Data

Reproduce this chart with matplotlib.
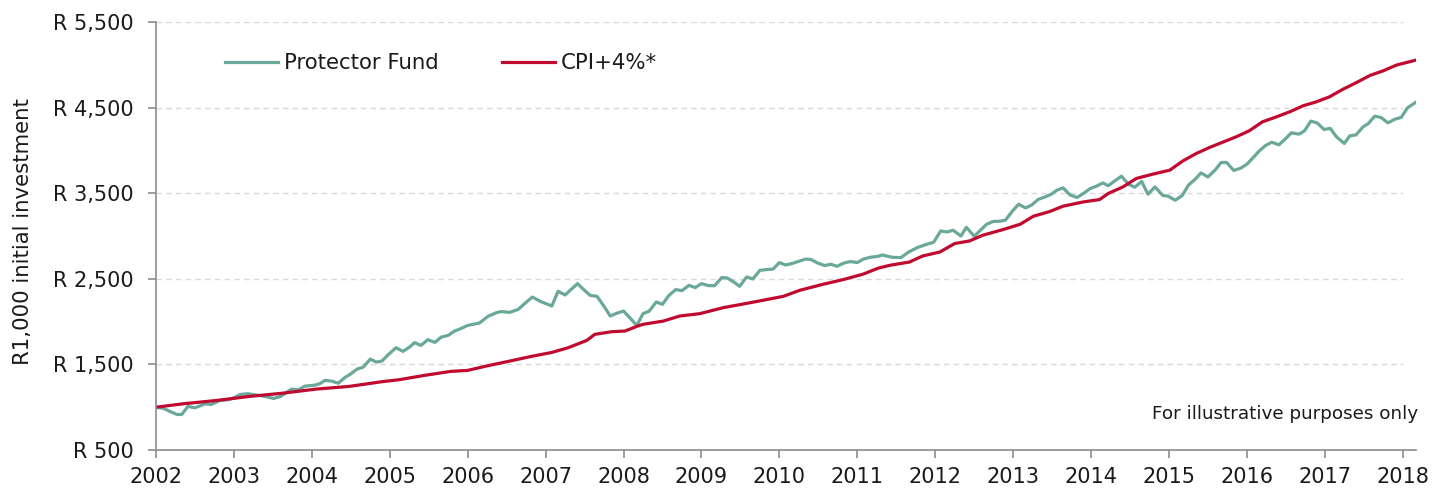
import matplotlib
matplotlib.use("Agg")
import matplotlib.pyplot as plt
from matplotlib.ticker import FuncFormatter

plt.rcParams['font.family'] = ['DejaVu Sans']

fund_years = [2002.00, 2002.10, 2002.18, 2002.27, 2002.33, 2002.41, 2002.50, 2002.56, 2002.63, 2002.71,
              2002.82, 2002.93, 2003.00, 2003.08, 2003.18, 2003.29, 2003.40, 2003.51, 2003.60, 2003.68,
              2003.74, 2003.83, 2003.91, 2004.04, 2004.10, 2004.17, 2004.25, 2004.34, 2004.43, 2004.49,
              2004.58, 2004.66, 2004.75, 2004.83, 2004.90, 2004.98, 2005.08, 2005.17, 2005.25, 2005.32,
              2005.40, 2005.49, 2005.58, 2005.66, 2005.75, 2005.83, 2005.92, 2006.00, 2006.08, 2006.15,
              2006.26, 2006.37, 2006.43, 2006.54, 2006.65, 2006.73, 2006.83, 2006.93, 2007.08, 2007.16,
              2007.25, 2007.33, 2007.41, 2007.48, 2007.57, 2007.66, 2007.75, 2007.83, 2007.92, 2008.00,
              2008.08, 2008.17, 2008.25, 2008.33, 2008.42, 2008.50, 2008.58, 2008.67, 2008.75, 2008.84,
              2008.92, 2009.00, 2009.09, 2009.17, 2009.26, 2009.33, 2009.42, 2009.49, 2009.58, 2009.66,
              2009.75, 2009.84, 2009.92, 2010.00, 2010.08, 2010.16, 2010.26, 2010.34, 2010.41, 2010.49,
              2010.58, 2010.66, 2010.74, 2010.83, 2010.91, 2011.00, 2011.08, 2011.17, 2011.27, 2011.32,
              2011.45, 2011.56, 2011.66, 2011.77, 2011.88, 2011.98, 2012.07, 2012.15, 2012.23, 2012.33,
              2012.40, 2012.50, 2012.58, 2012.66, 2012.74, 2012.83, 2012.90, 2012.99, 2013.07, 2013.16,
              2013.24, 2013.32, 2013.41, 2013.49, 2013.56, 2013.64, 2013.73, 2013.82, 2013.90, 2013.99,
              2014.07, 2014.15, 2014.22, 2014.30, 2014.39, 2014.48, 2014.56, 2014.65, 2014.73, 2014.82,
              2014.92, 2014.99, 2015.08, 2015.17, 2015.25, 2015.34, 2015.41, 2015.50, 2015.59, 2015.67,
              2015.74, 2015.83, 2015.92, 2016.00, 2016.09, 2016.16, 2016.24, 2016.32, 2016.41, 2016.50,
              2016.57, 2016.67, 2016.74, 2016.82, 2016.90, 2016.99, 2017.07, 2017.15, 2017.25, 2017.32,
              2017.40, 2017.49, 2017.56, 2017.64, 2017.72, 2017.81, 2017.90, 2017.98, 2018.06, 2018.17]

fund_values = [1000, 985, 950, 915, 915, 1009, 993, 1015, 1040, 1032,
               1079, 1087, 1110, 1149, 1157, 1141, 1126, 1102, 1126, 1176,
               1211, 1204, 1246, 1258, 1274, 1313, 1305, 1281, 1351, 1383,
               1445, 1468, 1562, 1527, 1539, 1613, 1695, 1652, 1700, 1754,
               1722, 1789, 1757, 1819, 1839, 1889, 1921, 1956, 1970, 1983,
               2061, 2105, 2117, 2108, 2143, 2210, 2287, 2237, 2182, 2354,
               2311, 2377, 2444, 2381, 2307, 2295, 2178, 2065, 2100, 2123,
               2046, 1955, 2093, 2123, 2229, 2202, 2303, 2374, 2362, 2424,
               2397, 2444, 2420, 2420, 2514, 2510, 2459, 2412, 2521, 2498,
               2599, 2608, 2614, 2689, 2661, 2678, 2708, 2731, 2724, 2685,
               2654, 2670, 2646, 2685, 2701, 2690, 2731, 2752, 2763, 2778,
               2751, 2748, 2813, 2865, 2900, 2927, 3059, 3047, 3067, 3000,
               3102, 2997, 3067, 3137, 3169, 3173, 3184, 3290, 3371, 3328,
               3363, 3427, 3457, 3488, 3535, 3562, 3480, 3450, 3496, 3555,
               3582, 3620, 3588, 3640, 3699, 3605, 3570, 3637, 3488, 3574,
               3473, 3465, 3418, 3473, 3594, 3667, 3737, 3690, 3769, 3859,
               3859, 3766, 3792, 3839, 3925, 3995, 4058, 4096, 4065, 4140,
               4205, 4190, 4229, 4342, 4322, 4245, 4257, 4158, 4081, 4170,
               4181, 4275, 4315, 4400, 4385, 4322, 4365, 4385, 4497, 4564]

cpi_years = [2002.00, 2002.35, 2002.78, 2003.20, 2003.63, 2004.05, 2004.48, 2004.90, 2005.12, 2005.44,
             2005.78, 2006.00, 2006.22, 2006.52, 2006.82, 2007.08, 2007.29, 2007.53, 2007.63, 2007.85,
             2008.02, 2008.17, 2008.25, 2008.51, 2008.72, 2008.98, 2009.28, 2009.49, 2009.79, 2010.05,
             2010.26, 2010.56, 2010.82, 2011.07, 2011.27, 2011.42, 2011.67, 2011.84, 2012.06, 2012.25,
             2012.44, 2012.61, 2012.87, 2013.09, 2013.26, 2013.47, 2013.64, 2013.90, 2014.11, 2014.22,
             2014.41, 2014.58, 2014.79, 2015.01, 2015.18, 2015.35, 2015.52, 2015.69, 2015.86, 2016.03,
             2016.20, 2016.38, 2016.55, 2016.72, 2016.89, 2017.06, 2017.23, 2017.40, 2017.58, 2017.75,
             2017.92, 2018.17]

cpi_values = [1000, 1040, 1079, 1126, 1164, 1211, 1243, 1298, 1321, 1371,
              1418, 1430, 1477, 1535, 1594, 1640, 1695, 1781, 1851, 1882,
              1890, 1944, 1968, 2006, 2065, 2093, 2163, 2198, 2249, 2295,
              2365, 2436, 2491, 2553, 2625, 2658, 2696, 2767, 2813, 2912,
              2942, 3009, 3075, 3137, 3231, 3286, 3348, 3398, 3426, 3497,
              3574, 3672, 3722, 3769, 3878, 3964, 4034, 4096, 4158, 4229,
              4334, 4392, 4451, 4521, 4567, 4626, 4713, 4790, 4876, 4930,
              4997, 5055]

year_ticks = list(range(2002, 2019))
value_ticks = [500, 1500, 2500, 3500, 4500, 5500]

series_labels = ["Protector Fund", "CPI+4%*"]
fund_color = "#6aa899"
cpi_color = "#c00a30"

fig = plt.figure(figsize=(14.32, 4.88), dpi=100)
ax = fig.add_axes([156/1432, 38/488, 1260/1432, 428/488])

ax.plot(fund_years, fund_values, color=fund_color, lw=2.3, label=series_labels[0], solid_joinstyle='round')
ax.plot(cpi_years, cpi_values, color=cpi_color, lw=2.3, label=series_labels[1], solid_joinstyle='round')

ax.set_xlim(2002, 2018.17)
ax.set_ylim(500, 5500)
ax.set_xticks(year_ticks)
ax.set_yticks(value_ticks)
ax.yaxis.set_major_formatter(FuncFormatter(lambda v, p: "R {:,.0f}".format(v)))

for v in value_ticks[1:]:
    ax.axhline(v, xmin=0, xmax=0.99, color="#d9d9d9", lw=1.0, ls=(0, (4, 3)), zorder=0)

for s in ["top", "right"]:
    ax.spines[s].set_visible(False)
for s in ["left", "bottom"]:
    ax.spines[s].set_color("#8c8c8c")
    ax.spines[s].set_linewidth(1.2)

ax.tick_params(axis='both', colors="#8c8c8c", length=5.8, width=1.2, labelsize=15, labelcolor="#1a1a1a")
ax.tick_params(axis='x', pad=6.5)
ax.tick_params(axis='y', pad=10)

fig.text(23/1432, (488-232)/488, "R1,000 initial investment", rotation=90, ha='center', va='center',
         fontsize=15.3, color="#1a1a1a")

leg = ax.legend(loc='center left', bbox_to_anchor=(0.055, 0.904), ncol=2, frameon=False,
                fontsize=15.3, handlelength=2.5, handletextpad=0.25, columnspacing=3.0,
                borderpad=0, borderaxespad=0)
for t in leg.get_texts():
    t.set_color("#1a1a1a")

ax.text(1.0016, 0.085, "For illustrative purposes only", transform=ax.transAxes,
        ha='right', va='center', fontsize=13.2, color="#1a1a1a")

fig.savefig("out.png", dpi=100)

Exercise objective
Skip the pictures and restate exactly the lines from the beginning of the listing to the line with "plt.rcParams['font.family'] = ['DejaVu Sans']", that line included.

In response
Reproduce this chart with matplotlib.
import matplotlib
matplotlib.use("Agg")
import matplotlib.pyplot as plt
from matplotlib.ticker import FuncFormatter

plt.rcParams['font.family'] = ['DejaVu Sans']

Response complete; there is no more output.